If it is indeed the case that China’s technology is advancing more quickly than the West expects, there is a chance of technological surprise.

Chinese sources have referred to future DF-25/26/27 missiles: One may be the new 4,000-km missile. Future PLA medium- and short-range ballistic missiles and cruise missiles will be faster and more maneuverable to counter defenses. A new air- and missile-defense interceptor family, sometimes called the HQ-19 (HHQ-26 for the naval version), reportedly has performance goals similar to the 400-km Russian S-400.

By the 2020s the U.S. hopes to resolve technology challenges for deployment of energy weapons. Indicators point to the possibility that the PLA is not far behind in development of tactical lasers, high-power microwave weapons and rail guns. There is also heavy Chinese investment in research centers for electromagnetic launch technology, the basis for rail guns, electromagnetic aircraft catapults and spacecraft launchers.

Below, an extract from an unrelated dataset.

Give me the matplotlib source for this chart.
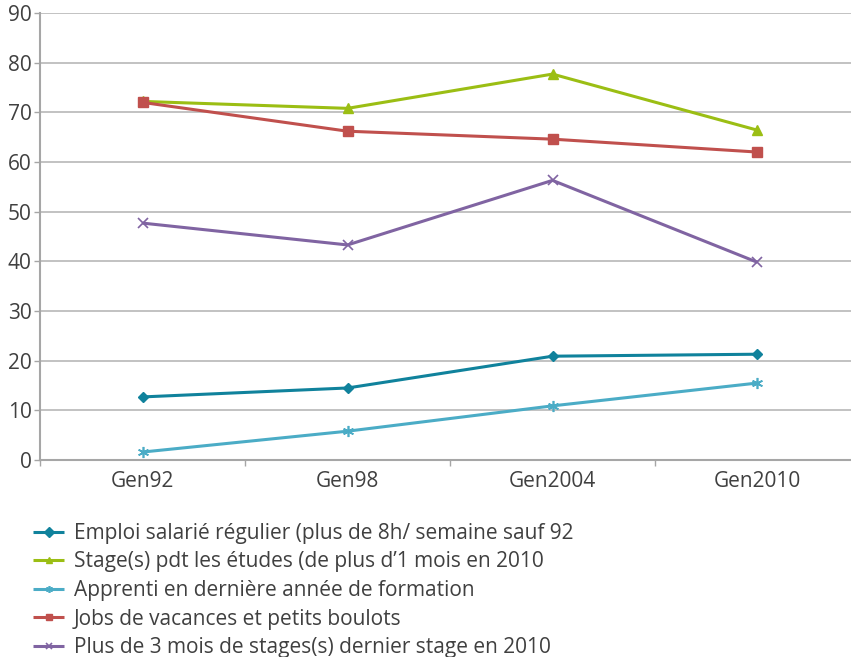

China is working on counter-stealth and counter-network technology. At IDEX in February, China released details of the meter-wave (VHF) HK-JM and HK-JM2 radars, both mobile and with detection ranges of 330 and 500 km, respectively. The radars could cue more accurate tracking systems. China also unveiled the DWL002 ground-based electronic surveillance measure system, which could be deployed as a passive coherent-location radar, using long-range broadcast signals to detect non-emitting targets.

But these newer trends in Chinese power are not sufficiently reflected in U.S. government documents—like the annual China Military Power report—that influence debate over strategy and spending priorities. One possible result is that U.S. weapons timelines will increasingly trail rather than lead PLA developments.